Watching dance in VR works best when it's designed for VR from the start—not when a traditional stage piece gets filmed with a 360-degree camera. The most successful VR dance experiences put the viewer inside the choreography, not in a virtual audience seat watching a stage.
Gurland and Hixson's The Under presents combined VR with live performance. Audience members wore headsets while performers moved around them in physical space. You could reach out and your hand would pass through a virtual projection of a dancer who stood inches away. The boundary between digital and physical dissolved entirely.
It raises a question: if you experienced the piece in VR, were you really there?

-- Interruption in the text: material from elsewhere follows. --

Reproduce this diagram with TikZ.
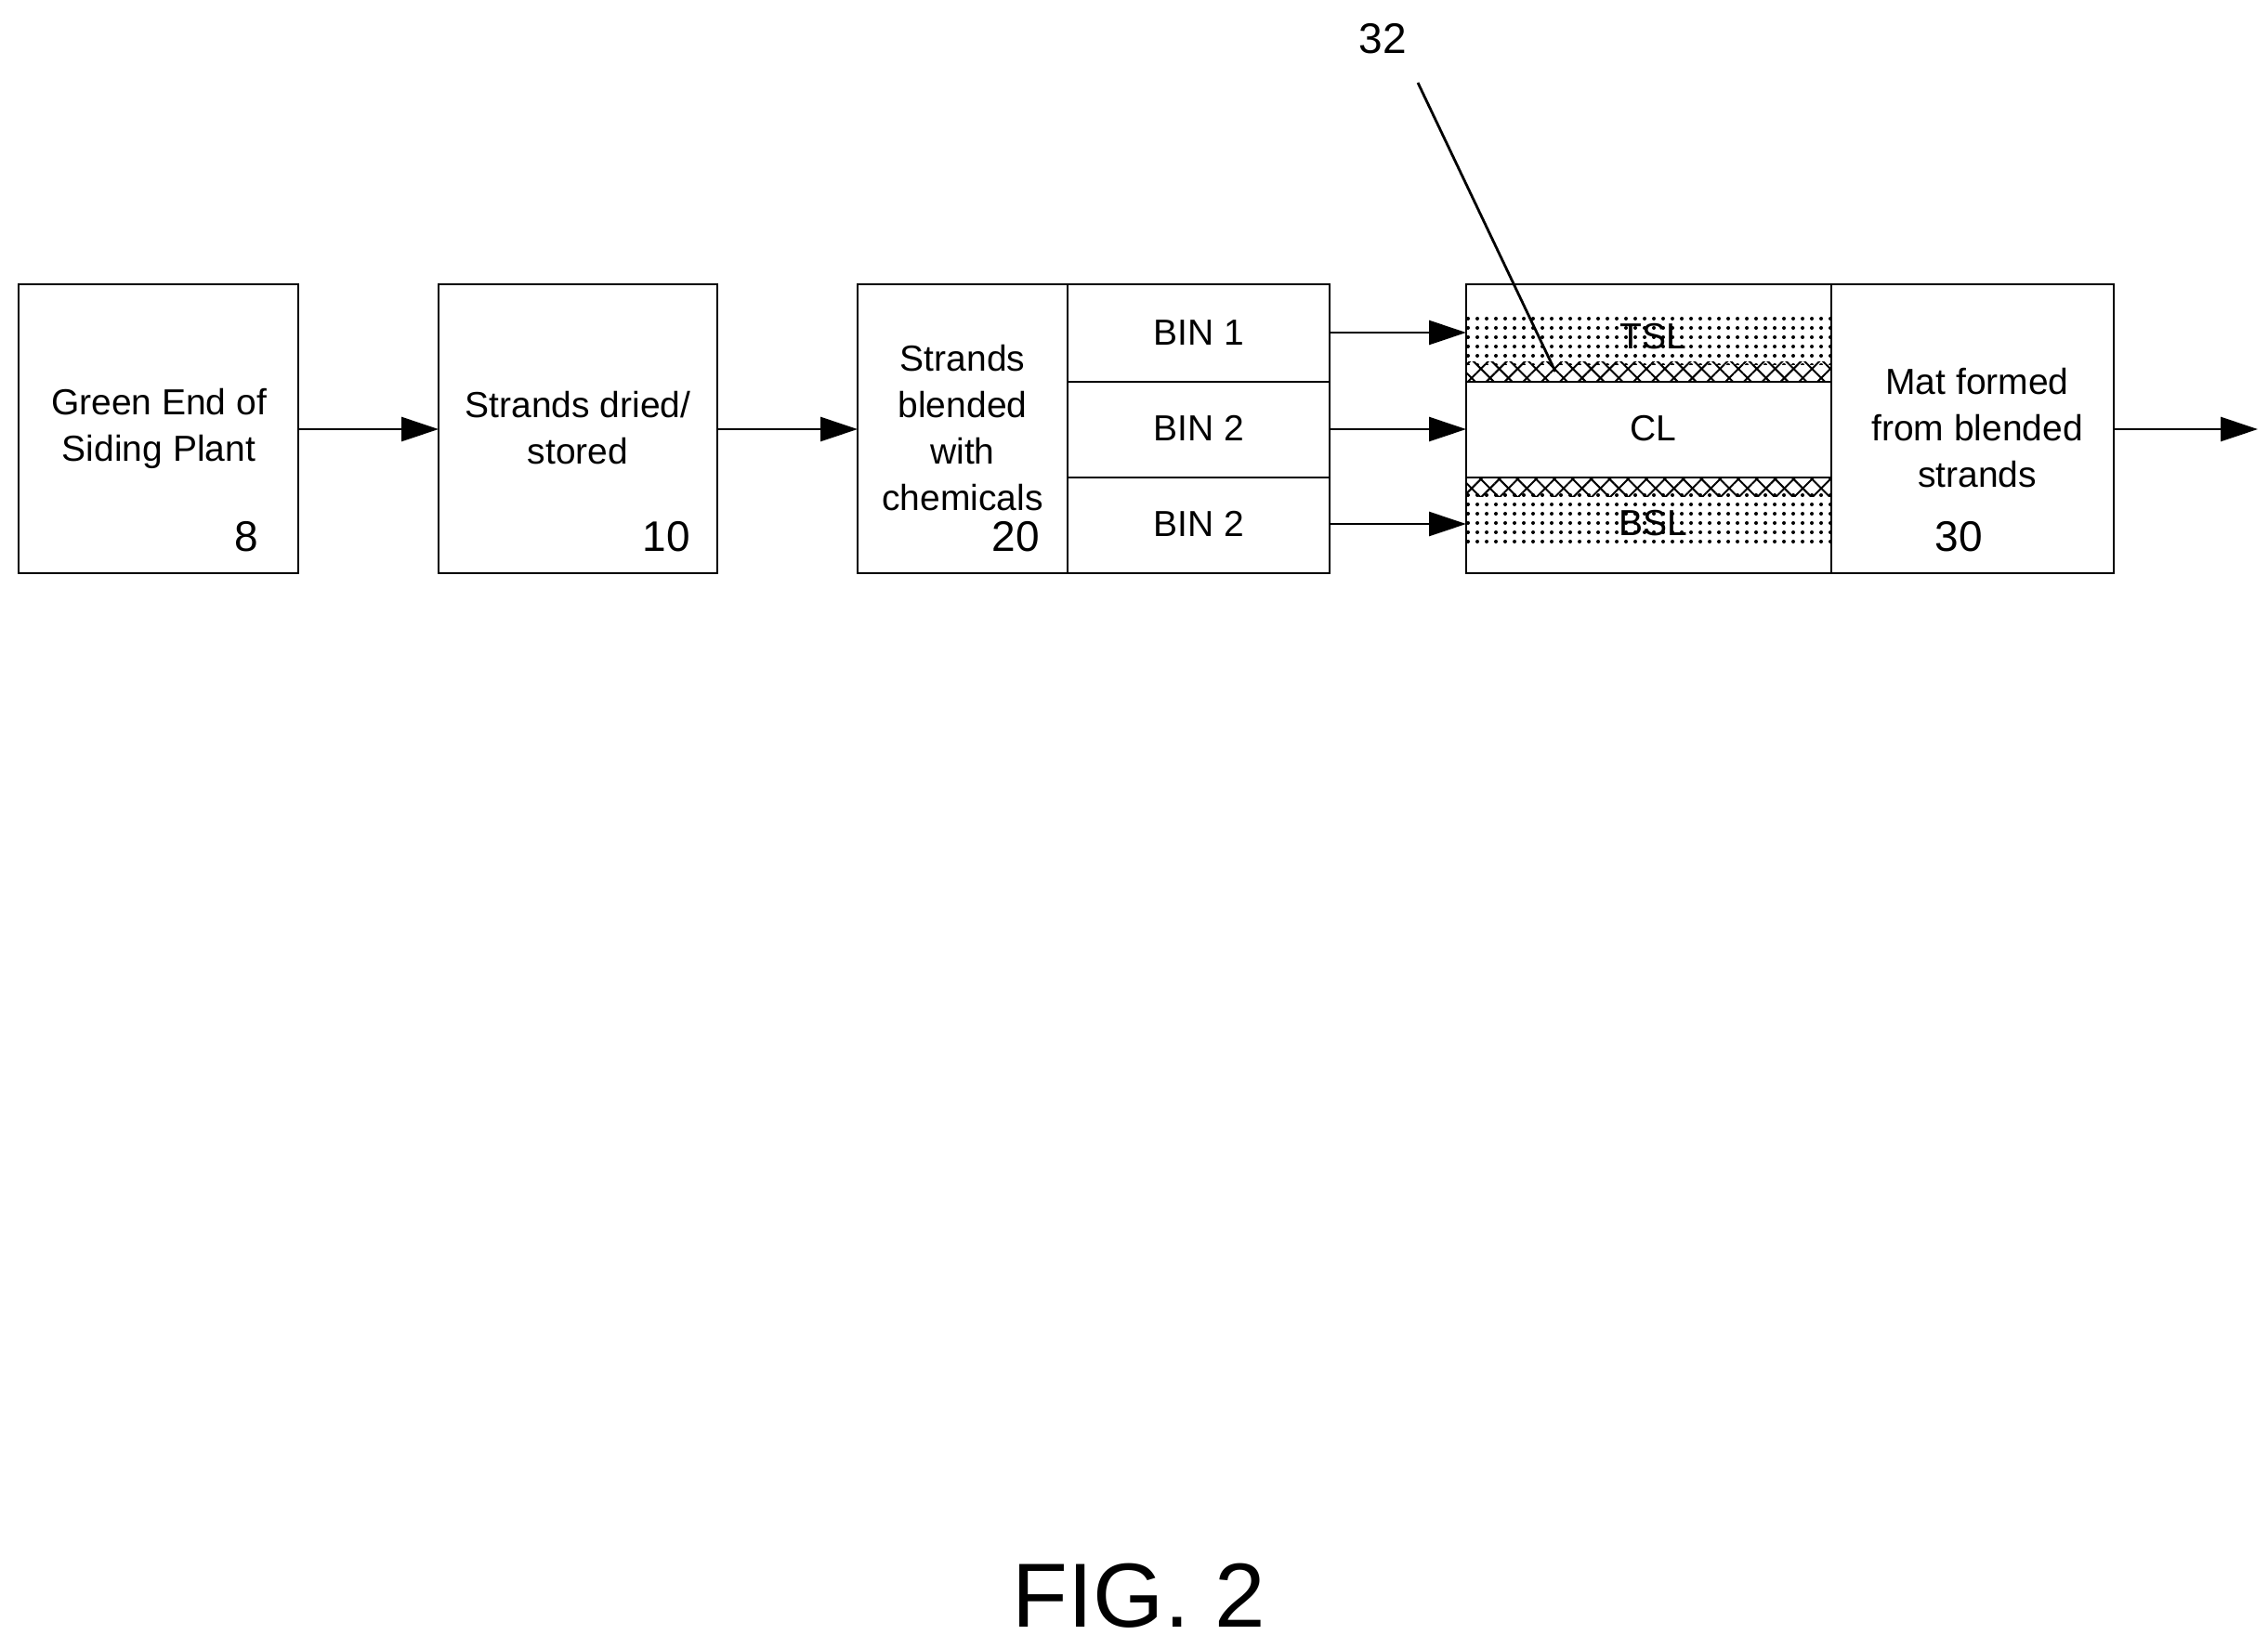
\documentclass[tikz,border=0pt]{standalone}
\usepackage{fontspec}
\setmainfont{Liberation Sans}
\usetikzlibrary{arrows.meta,patterns.meta}
\begin{document}
\begin{tikzpicture}[x=1pt,y=-1pt,
  box/.style={draw,line width=2.2pt},
  lbl/.style={font=\fontsize{39}{50}\selectfont,align=center,inner sep=0},
  num/.style={font=\fontsize{46}{50}\selectfont,inner sep=0},
  arr/.style={line width=2.6pt,-{Triangle[length=40pt,width=26pt]}},
  dotsf/.style={pattern={Dots[distance=10pt,radius=2pt]}},
  hatchA/.style={pattern={Lines[angle=45,distance=14pt,line width=2pt]}},
  hatchB/.style={pattern={Lines[angle=-45,distance=14pt,line width=2pt]}}]
\useasboundingbox (0,0) rectangle (2441,1773);
% patterns
\fill[dotsf] (1578,338) rectangle (1971,392);
\fill[hatchA] (1578,389) rectangle (1971,411);
\fill[hatchB] (1578,389) rectangle (1971,411);
\fill[hatchA] (1578,514) rectangle (1971,534);
\fill[hatchB] (1578,514) rectangle (1971,534);
\fill[dotsf] (1578,531) rectangle (1971,585);
% boxes
\draw[box] (20,306) rectangle (321,617);
\draw[box] (472,306) rectangle (772,617);
\draw[box] (923,306) rectangle (1431,617);
\draw[box] (1149,306) -- (1149,617);
\draw[box] (1149,411) -- (1431,411);
\draw[box] (1149,514) -- (1431,514);
\draw[box] (1578,306) rectangle (2275,617);
\draw[box] (1971,306) -- (1971,617);
\draw[box] (1578,411) -- (1971,411);
\draw[box] (1578,514) -- (1971,514);
% anchors
\coordinate (b1r) at (321,462); \coordinate (b2l) at (472,462);
\coordinate (b2r) at (772,462); \coordinate (b3l) at (923,462);
\coordinate (bin1) at (1431,358); \coordinate (tsl) at (1578,358);
\coordinate (bin2) at (1431,462); \coordinate (cl) at (1578,462);
\coordinate (bin3) at (1431,564); \coordinate (bsl) at (1578,564);
\coordinate (matr) at (2275,462); \coordinate (out) at (2430,462);
\draw[arr] (b1r) -- (b2l);
\draw[arr] (b2r) -- (b3l);
\draw[arr] (bin1) -- (tsl);
\draw[arr] (bin2) -- (cl);
\draw[arr] (bin3) -- (bsl);
\draw[arr] (matr) -- (out);
% texts
\node[lbl] (t1) at (171,461) {Green End of\\Siding Plant};
\node[num] (n8) at (265,578) {8};
\node[lbl] (t2) at (622,461) {Strands dried/\\stored};
\node[num] (n10) at (717,578) {10};
\node[lbl] (t3) at (1036,461) {Strands\\blended\\with\\chemicals};
\node[num] (n20) at (1093,578) {20};
\node[lbl] (bA) at (1290,358) {BIN 1};
\node[lbl] (bB) at (1290,461) {BIN 2};
\node[lbl] (bC) at (1290,564) {BIN 2};
\node[lbl] (TSL) at (1779,362) {TSL};
\node[lbl] (CL) at (1779,461) {CL};
\node[lbl] (BSL) at (1779,563) {BSL};
\node[lbl] (t4) at (2128,461) {Mat formed\\from blended\\strands};
\node[num] (n30) at (2108,578) {30};
\node[num] (n32) at (1488,42) {32};
\coordinate (lead) at (1526,89);
\coordinate (leadend) at (1674,400);
\draw[line width=2.8pt] (lead) -- (leadend);
\node[font=\fontsize{98}{110}\selectfont,inner sep=0] (fig) at (1226,1718) {FIG. 2};
\end{tikzpicture}
\end{document}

Dance has always been about presence—the irreducible "now" of a live body moving in space. VR challenges that definition. Some purists hate it. Others see it as the natural evolution of an art form that has always reinvented itself.
AI as a Dance Partner, Not a Replacement
The word "AI" makes people nervous, especially artists. The fear is that algorithms will generate choreography and put dancers out of work. That's not what's happening.
What's actually happening is more nuanced. Choreographers are using machine learning tools to analyze movement libraries, identify patterns they might have missed, and generate suggestions—like having a research assistant who's studied every performance video on YouTube.
The choreographer still makes every meaningful choice. The AI just expands what's visible. It's similar to how a thesaurus helps a writer find the right word without writing the sentence for them.
Kyle Shepherd, a South African choreographer, used AI analysis to study how his dancers naturally transition between phrase materials. The data revealed habits he hadn't noticed—specific movement tendencies that appeared in moments of high emotional intensity. He then choreographed with those tendencies in mind, amplifying what his dancers already did instinctively.
That's not replacement. That's collaboration.
The Question We Should Be Asking
The real debate isn't whether technology belongs in dance. It's whether the technology serves the work or distracts from it.
A projection that follows a dancer's arm is a cool trick. A projection that reveals something about grief, joy, or transformation that movement alone couldn't express—that's art. The difference matters.
Dance has survived for centuries because it adapts. It absorbed music, then lighting design, then set construction. Technology is just the latest addition to the toolkit. The choreographers who matter will be the ones who use these new tools to say something true about being human—something a body alone couldn't quite articulate.
The dancer breathes, and the light pulses. But if you're only watching the light, you're missing the point.